The arms are driven by a rotary input shaft 136 extending axially along the tube 4 but enclosed in a tubular cover 138 to prevent damage to the dosing material as it passes down the tube. The shaft 136 is supported in bearings in the tube wall, only the lower bearing 140 being shown, and it has a pinion 142 fixed to its lower end, below the bearing 140. A collar 144 rotatably mounted on bearings 146 in the tube 4 surrounds the body of the dosing valve 24 and comprises a ring gear 148 meshing with the pinion 142 and with a plurality of idler wheels 150 supported in the tube wall angularly spaced from the pinion 142.

A cam groove 152 is formed in the bottom wall of the collar 144 and respective pivot mountings 154 from which the arms depend have follower rollers 156 which extend into the cam groove. The cam groove 152 is shown in Fig. 10a with the two pairs of follower rollers 156 at the fully open and fully closed positions of their pairs of arms, respectively.

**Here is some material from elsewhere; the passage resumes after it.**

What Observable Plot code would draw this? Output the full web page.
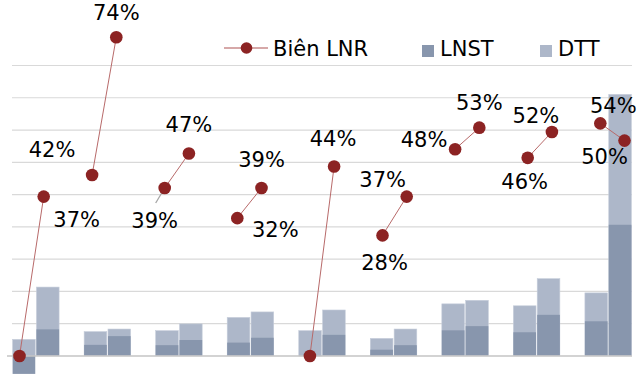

As Fig. 10a shows, the cam groove profile has two diametrically opposite lobes and each pair

of arms 130 is thus swung inwards and outwards twice with each revolution of the collar 144. The profile provides dwell periods for the arms in the fully open and fully closed states occupying about 30° of the rotation of the collar in each case.

Pressure gas may be injected into the tube 4 through an inlet 170 (Fig. 2) to maintain the spreader arm mechanism clean and gas injection may also be arranged to be used, in addition to or in place of the spreader arms 130, to inflate the tubular web as each dose of filling material is dispensed.

The rotors 38 of the packet severing means 32 are constructed similarly to the packet sealing rotors 36 with the pairs of rotors arranged transversely to each other, but in place of the heated sealing anvils, one rotor of each pair carries heated cutter blades (not shown) on its arms which bear on reaction anvils (not shown) on the arms of the other rotor to sever the packets from each other in the middle of each transverse sealing weld. For improved accuracy, the rotors carrying the cutter blades are those on the shafts corresponding to the shafts 94a, 94b in Fig. 7.

For additional guidance of the packets passing between them, the rotors 36,38 may have guide faces 172 extending from the edges of the rotor arms and inclined in • a spiral manner towards the rotor axes. As the rotors turn, the opposed pairs of guide faces define bounding paths that conform substantially to the faces of a

tetrahedron having a pair of opposite end edges defined by the sealing or cutting lines produced by the rotors and having planar faces therebetween.

The packet sealing rotors 36 and the severing means 38 are oriented with their rotor axes in planes angularly offset from the welding plane of the butt seal welding rollers 84,86 which form the longitudinal seam in the tubular web. In the drawings the angle of obliquity is 45°. This arrangement make it easier to ensure that the butt seam can lie flat against the packet at the transverse seams.

In Fig. 11, tube 4a and valve 24a corresponds to the tube 4 and valve 24 as already described, the valve 24a is mounted on a stem 176 extending coaxially through the tube 4a and having an auger flight 178 secured to its periphery. The valve 24 is reciprocated as before by a drive mechanism 180. On a portion projecting above the tube 4a, the stem 176 is provided with axial teeth 182 engaged by internal teeth (not shown) on a belt-driven pulley 184 supported at a fixed height. The stem is thus rotated as it reciprocates and the auger drives material fed into the top of the tube in a steady stream to the dosing valve 24a. This arrangement is particularly suitable for high speed operation and the valve 24a is accordingly illustrated with a foreshortened body having only the single enlarged portion corresponding to the portion 48 described above.

It will be understood from the foregoing,

without further description how the simplified form of the mechanism referred to earlier, employing a single pair of rotors for compartmenting the web and a parallel pair of rotors for severing the compartmented packets can be constructed to produce flat packets containing a flowable material.